Ishiguro’s long-awaited seventh novel is not the traditional fantasy in the stereotypical sense of the label: unpronounceable made-up words, valiant heroes coming of age, and a fabricated back story longer than could fit in the 1,200 pages of the published product. Ishiguro’s fantasy is, in a handful of ways, much like his other novels: poignantly brief and excruciatingly sorrowful. The Buried Giant begins in a nameless hamlet in England. King Arthur is dead, and the England he united by sword and by law lies in an uneasy balance of Saxon and Briton. The people also lie under the spell of a heavy mist that suppresses the memories–both good and bad–of everyone it touches. The loss of memory transforms everyone into addled, helpless fools. People hunt for a missing child and then forget why they’re wandering through the woods. They set off down a road and 50 yards later can’t remember where they’re headed. Two elderly villagers, Axl and Beatrice, feel the nagging shade of a memory of a son they once had, and they set off to find him, in spite of their frailty and their foggy minds.
Traveling from their small village, through cursed woods, over craggy mountains, toward their son’s village, the couple encounters a whole cast of references from Arthurian legend (half of which I’m sure I don’t even get). An ancient and doddering Sir Gawain quests with his equally ancient horse Horace to slay the she-dragon Querig who lives on top of the mountain. A young Saxon warrior quests to do the same, and when he crosses paths with our Axl and Beatrice, the couple is caught up in a story that will test the strength of their love as well as their memory. Before the wild world tears them apart from each, Axl and Beatrice must remember what they mean to one another.
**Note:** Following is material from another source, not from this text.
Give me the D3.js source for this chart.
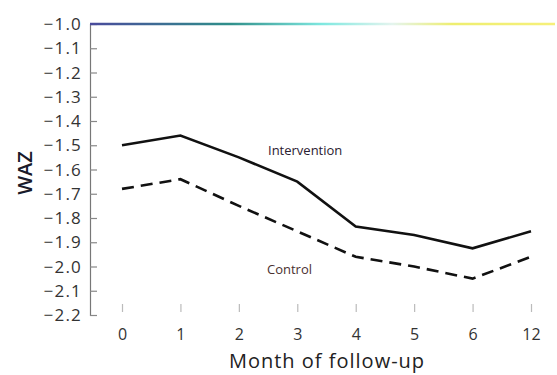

One’s own memory is tricksy enough as it is, but when the topic of collective memory is addressed, history becomes a living entity unto its own. Think of how a nation or a society or even a family develops a collective memory through the retelling of an event or through the media or through trending, crowd-sourced narratives. We are constantly building our story as a group. When the mists of forgetting fall on the people of this story, ties are severed between present and past, between husband and wife. Beatrice is tormented with the idea of an incomplete memory, especially the memories of her son, whose name neither she nor Axl can recall. She and Axl have the opportunity to try and lift the curse, but is it worth remembering the pain of the bad memories just to experience the balm of the good ones?
Ishiguro returns again and again to the concept of collective memory in his novels. In The Remains of the Day, especially, he discusses denial and misremembering through an aging butler struggling with memories of his involvement in dark deeds during World War II. The Buried Giant takes advantage of its fantasy genre to make the conversation of memory more blatant by making it more magical. Querig’s cursed breath descends on the land and forces a loss of collective memory for an entire generation. The horrors of that past are veiled in blissful forgetfulness, and the joys of a lifetime are only glimpsed in the corner of a dream. Ishiguro calls out humanity’s tendency to bury great tragedies to spare itself the pain and struggle of resolution. The collateral damage of this denial is that great joys and great accomplishments are also buried. Great loves and great progress are lost beneath the earth. Axl and Beatrice’s quest to find their son becomes a quest to remember–their son, their past, and their love for each other. In this beautiful novel that is at once lighthearted and tragic, Ishiguro produces a stunning story that is worth every moment of the ten years we waited for it.
“It would be the saddest thing to me, princess. To walk separately from you, when the ground will let us go as we always did.”
Read It: You don’t need to be a fan of Game of Thrones to enjoy this fantasy novel. In The Buried Giant, Kazuo Ishiguro addresses one of his favorite topics: the discrepancies of memory. The fantasy setting is a thin veil for the author’s deeply moving story about the fluidity of narrative, but it is also a deeply moving story, so whether your a scholar coming to study a contemporary master’s work or a casual reader like myself, just looking for an entertaining and skillfully rendered tale of adventure, look no farther than TBG.
Don’t Read It: You may not want to read this novel if dragons killed your parents or you have some blood feud with your Saxon neighbors. This novel doesn’t pull any punches when discussing the fiery political climate of the post-Arthurian era. Then again, and more likely, you may be expecting the Ishiguro of ten years ago, the Ishiguro of The Remains of the Day, and you’ll probably be disappointed. Gone is the subtler artifice of his earlier years, and if you don’t keep an open mind, his new style will turn you off, marvelous though it is.
Similar Books: I honestly can’t compare this novel to Ishiguro’s others, but if this is your first of his novels, please read The Remains of the Day to feel the power of his prose when Ishiguro reached what some would call the pinnacle of his literary career. Aside from this, The Buried Giant reminded me of classical epics like Virgil’s The Aeneid and Homer’s The Odyssey. Axl and Beatrice’s travels through the English countryside ring of older tales–tales of hellish paths and overcoming otherworldly challenges. For more reading on modern takes of Arthurian legend, read John Steinbeck’s The Acts of King Arthur and His Noble Knights.